[Task directions] Reproduce the listing below character for character; drop every image.

[Given data]
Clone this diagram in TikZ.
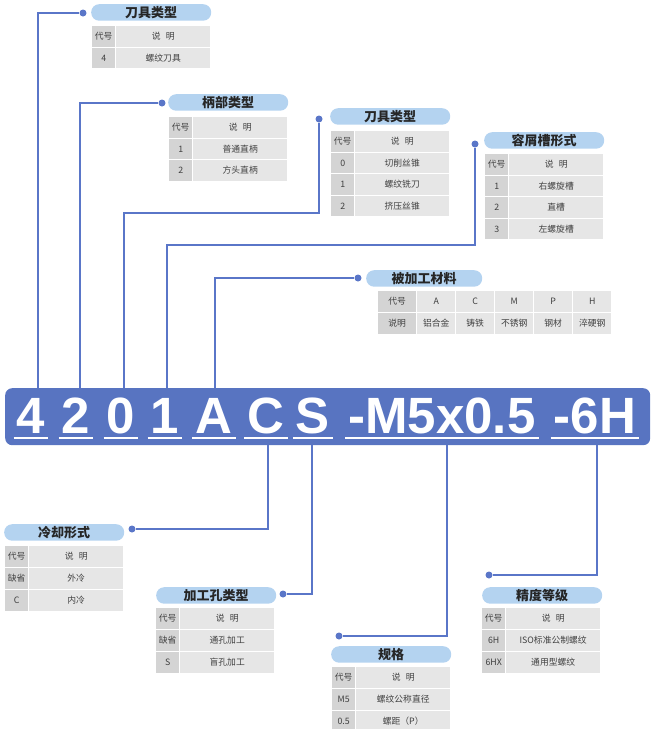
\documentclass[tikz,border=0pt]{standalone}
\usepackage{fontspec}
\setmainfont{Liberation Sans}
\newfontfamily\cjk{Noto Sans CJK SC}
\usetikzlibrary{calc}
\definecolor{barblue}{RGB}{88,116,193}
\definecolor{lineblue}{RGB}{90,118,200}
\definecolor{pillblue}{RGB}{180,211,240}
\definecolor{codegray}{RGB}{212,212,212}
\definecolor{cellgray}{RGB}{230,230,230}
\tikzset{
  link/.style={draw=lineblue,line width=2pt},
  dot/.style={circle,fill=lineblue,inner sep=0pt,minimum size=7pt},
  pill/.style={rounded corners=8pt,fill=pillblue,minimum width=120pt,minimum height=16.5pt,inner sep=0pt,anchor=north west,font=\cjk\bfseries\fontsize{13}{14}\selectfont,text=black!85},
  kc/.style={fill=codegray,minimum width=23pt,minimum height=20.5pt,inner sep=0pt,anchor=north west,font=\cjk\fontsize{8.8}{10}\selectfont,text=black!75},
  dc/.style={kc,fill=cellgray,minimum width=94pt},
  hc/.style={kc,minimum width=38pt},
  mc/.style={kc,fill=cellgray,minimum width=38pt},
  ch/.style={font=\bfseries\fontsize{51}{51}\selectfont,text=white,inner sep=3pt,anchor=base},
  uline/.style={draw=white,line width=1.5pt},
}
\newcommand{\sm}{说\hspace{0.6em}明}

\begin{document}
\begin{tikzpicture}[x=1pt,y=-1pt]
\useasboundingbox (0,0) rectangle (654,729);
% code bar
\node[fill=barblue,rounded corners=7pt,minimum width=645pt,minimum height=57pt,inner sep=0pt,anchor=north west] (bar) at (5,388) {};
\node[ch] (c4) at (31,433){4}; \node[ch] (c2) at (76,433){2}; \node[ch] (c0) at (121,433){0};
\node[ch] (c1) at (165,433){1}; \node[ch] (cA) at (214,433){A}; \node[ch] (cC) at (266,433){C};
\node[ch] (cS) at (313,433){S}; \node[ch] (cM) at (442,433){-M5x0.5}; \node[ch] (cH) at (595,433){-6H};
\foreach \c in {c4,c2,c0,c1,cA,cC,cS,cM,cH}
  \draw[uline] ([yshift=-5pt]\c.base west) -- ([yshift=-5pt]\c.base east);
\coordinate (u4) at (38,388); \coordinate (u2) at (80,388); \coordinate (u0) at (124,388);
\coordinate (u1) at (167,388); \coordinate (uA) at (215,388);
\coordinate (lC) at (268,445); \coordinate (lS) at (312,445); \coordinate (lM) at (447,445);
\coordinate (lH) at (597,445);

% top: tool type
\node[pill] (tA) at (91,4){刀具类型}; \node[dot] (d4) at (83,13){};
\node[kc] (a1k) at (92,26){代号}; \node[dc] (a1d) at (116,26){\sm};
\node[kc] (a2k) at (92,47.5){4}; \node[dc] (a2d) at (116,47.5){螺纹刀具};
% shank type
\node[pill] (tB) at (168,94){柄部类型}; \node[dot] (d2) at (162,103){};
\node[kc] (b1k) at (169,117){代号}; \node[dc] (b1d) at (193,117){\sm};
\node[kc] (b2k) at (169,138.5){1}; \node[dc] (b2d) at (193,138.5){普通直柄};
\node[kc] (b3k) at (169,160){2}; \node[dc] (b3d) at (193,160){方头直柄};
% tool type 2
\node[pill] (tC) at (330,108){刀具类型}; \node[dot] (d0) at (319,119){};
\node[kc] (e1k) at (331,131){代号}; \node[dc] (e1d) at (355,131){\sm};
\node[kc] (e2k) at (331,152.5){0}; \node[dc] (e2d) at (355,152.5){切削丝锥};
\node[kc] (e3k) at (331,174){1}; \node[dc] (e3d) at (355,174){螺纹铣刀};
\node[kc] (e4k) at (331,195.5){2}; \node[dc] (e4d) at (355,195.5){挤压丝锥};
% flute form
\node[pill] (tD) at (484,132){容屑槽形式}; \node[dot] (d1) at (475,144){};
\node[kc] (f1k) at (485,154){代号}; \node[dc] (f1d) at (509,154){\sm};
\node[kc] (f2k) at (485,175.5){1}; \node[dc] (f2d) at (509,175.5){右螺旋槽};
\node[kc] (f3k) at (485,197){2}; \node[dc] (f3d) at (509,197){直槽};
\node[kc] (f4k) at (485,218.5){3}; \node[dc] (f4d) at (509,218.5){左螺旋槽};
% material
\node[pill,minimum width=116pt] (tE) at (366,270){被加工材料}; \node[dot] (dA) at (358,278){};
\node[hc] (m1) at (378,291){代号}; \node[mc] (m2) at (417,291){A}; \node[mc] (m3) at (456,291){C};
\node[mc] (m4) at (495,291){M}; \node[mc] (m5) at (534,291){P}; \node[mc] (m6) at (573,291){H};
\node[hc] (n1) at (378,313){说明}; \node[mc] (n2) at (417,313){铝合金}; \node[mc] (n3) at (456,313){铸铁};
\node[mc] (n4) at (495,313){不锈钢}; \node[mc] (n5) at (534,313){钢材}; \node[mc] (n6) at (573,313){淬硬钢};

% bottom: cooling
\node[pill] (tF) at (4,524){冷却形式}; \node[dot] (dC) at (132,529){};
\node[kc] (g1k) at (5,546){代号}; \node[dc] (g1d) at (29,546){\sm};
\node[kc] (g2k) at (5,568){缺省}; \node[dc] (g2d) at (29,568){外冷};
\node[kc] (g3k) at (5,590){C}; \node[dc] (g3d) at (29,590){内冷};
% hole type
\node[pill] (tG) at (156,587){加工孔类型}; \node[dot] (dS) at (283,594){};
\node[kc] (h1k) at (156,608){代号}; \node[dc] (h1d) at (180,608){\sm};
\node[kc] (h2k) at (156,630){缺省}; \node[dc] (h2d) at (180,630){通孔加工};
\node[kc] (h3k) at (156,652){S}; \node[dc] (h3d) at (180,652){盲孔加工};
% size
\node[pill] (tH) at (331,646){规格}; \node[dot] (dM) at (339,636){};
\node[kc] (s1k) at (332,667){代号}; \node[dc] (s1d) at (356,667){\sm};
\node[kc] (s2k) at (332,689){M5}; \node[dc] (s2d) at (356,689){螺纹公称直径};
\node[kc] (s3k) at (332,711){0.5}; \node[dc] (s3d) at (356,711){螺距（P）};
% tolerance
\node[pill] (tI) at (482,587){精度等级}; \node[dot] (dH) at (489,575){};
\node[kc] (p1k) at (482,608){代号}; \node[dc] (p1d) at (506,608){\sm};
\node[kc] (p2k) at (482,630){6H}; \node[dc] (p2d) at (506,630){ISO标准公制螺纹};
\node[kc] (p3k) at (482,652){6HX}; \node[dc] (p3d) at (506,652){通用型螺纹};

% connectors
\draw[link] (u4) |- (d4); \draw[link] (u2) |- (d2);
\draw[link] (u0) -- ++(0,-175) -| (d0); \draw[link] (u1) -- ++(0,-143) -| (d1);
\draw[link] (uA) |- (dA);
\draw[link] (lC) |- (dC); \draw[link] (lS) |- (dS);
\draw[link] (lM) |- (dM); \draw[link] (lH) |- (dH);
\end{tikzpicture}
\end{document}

[Solution to the exercise]
Clone this diagram in TikZ.
\documentclass[tikz,border=0pt]{standalone}
\usepackage{fontspec}
\setmainfont{Liberation Sans}
\newfontfamily\cjk{Noto Sans CJK SC}
\usetikzlibrary{calc}
\definecolor{barblue}{RGB}{88,116,193}
\definecolor{lineblue}{RGB}{90,118,200}
\definecolor{pillblue}{RGB}{180,211,240}
\definecolor{codegray}{RGB}{212,212,212}
\definecolor{cellgray}{RGB}{230,230,230}
\tikzset{
  link/.style={draw=lineblue,line width=2pt},
  dot/.style={circle,fill=lineblue,inner sep=0pt,minimum size=7pt},
  pill/.style={rounded corners=8pt,fill=pillblue,minimum width=120pt,minimum height=16.5pt,inner sep=0pt,anchor=north west,font=\cjk\bfseries\fontsize{13}{14}\selectfont,text=black!85},
  kc/.style={fill=codegray,minimum width=23pt,minimum height=20.5pt,inner sep=0pt,anchor=north west,font=\cjk\fontsize{8.8}{10}\selectfont,text=black!75},
  dc/.style={kc,fill=cellgray,minimum width=94pt},
  hc/.style={kc,minimum width=38pt},
  mc/.style={kc,fill=cellgray,minimum width=38pt},
  ch/.style={font=\bfseries\fontsize{51}{51}\selectfont,text=white,inner sep=3pt,anchor=base},
  uline/.style={draw=white,line width=1.5pt},
}
\newcommand{\sm}{说\hspace{0.6em}明}

\begin{document}
\begin{tikzpicture}[x=1pt,y=-1pt]
\useasboundingbox (0,0) rectangle (654,729);
% code bar
\node[fill=barblue,rounded corners=7pt,minimum width=645pt,minimum height=57pt,inner sep=0pt,anchor=north west] (bar) at (5,388) {};
\node[ch] (c4) at (31,433){4}; \node[ch] (c2) at (76,433){2}; \node[ch] (c0) at (121,433){0};
\node[ch] (c1) at (165,433){1}; \node[ch] (cA) at (214,433){A}; \node[ch] (cC) at (266,433){C};
\node[ch] (cS) at (313,433){S}; \node[ch] (cM) at (442,433){-M5x0.5}; \node[ch] (cH) at (595,433){-6H};
\foreach \c in {c4,c2,c0,c1,cA,cC,cS,cM,cH}
  \draw[uline] ([yshift=-5pt]\c.base west) -- ([yshift=-5pt]\c.base east);
\coordinate (u4) at (38,388); \coordinate (u2) at (80,388); \coordinate (u0) at (124,388);
\coordinate (u1) at (167,388); \coordinate (uA) at (215,388);
\coordinate (lC) at (268,445); \coordinate (lS) at (312,445); \coordinate (lM) at (447,445);
\coordinate (lH) at (597,445);

% top: tool type
\node[pill] (tA) at (91,4){刀具类型}; \node[dot] (d4) at (83,13){};
\node[kc] (a1k) at (92,26){代号}; \node[dc] (a1d) at (116,26){\sm};
\node[kc] (a2k) at (92,47.5){4}; \node[dc] (a2d) at (116,47.5){螺纹刀具};
% shank type
\node[pill] (tB) at (168,94){柄部类型}; \node[dot] (d2) at (162,103){};
\node[kc] (b1k) at (169,117){代号}; \node[dc] (b1d) at (193,117){\sm};
\node[kc] (b2k) at (169,138.5){1}; \node[dc] (b2d) at (193,138.5){普通直柄};
\node[kc] (b3k) at (169,160){2}; \node[dc] (b3d) at (193,160){方头直柄};
% tool type 2
\node[pill] (tC) at (330,108){刀具类型}; \node[dot] (d0) at (319,119){};
\node[kc] (e1k) at (331,131){代号}; \node[dc] (e1d) at (355,131){\sm};
\node[kc] (e2k) at (331,152.5){0}; \node[dc] (e2d) at (355,152.5){切削丝锥};
\node[kc] (e3k) at (331,174){1}; \node[dc] (e3d) at (355,174){螺纹铣刀};
\node[kc] (e4k) at (331,195.5){2}; \node[dc] (e4d) at (355,195.5){挤压丝锥};
% flute form
\node[pill] (tD) at (484,132){容屑槽形式}; \node[dot] (d1) at (475,144){};
\node[kc] (f1k) at (485,154){代号}; \node[dc] (f1d) at (509,154){\sm};
\node[kc] (f2k) at (485,175.5){1}; \node[dc] (f2d) at (509,175.5){右螺旋槽};
\node[kc] (f3k) at (485,197){2}; \node[dc] (f3d) at (509,197){直槽};
\node[kc] (f4k) at (485,218.5){3}; \node[dc] (f4d) at (509,218.5){左螺旋槽};
% material
\node[pill,minimum width=116pt] (tE) at (366,270){被加工材料}; \node[dot] (dA) at (358,278){};
\node[hc] (m1) at (378,291){代号}; \node[mc] (m2) at (417,291){A}; \node[mc] (m3) at (456,291){C};
\node[mc] (m4) at (495,291){M}; \node[mc] (m5) at (534,291){P}; \node[mc] (m6) at (573,291){H};
\node[hc] (n1) at (378,313){说明}; \node[mc] (n2) at (417,313){铝合金}; \node[mc] (n3) at (456,313){铸铁};
\node[mc] (n4) at (495,313){不锈钢}; \node[mc] (n5) at (534,313){钢材}; \node[mc] (n6) at (573,313){淬硬钢};

% bottom: cooling
\node[pill] (tF) at (4,524){冷却形式}; \node[dot] (dC) at (132,529){};
\node[kc] (g1k) at (5,546){代号}; \node[dc] (g1d) at (29,546){\sm};
\node[kc] (g2k) at (5,568){缺省}; \node[dc] (g2d) at (29,568){外冷};
\node[kc] (g3k) at (5,590){C}; \node[dc] (g3d) at (29,590){内冷};
% hole type
\node[pill] (tG) at (156,587){加工孔类型}; \node[dot] (dS) at (283,594){};
\node[kc] (h1k) at (156,608){代号}; \node[dc] (h1d) at (180,608){\sm};
\node[kc] (h2k) at (156,630){缺省}; \node[dc] (h2d) at (180,630){通孔加工};
\node[kc] (h3k) at (156,652){S}; \node[dc] (h3d) at (180,652){盲孔加工};
% size
\node[pill] (tH) at (331,646){规格}; \node[dot] (dM) at (339,636){};
\node[kc] (s1k) at (332,667){代号}; \node[dc] (s1d) at (356,667){\sm};
\node[kc] (s2k) at (332,689){M5}; \node[dc] (s2d) at (356,689){螺纹公称直径};
\node[kc] (s3k) at (332,711){0.5}; \node[dc] (s3d) at (356,711){螺距（P）};
% tolerance
\node[pill] (tI) at (482,587){精度等级}; \node[dot] (dH) at (489,575){};
\node[kc] (p1k) at (482,608){代号}; \node[dc] (p1d) at (506,608){\sm};
\node[kc] (p2k) at (482,630){6H}; \node[dc] (p2d) at (506,630){ISO标准公制螺纹};
\node[kc] (p3k) at (482,652){6HX}; \node[dc] (p3d) at (506,652){通用型螺纹};

% connectors
\draw[link] (u4) |- (d4); \draw[link] (u2) |- (d2);
\draw[link] (u0) -- ++(0,-175) -| (d0); \draw[link] (u1) -- ++(0,-143) -| (d1);
\draw[link] (uA) |- (dA);
\draw[link] (lC) |- (dC); \draw[link] (lS) |- (dS);
\draw[link] (lM) |- (dM); \draw[link] (lH) |- (dH);
\end{tikzpicture}
\end{document}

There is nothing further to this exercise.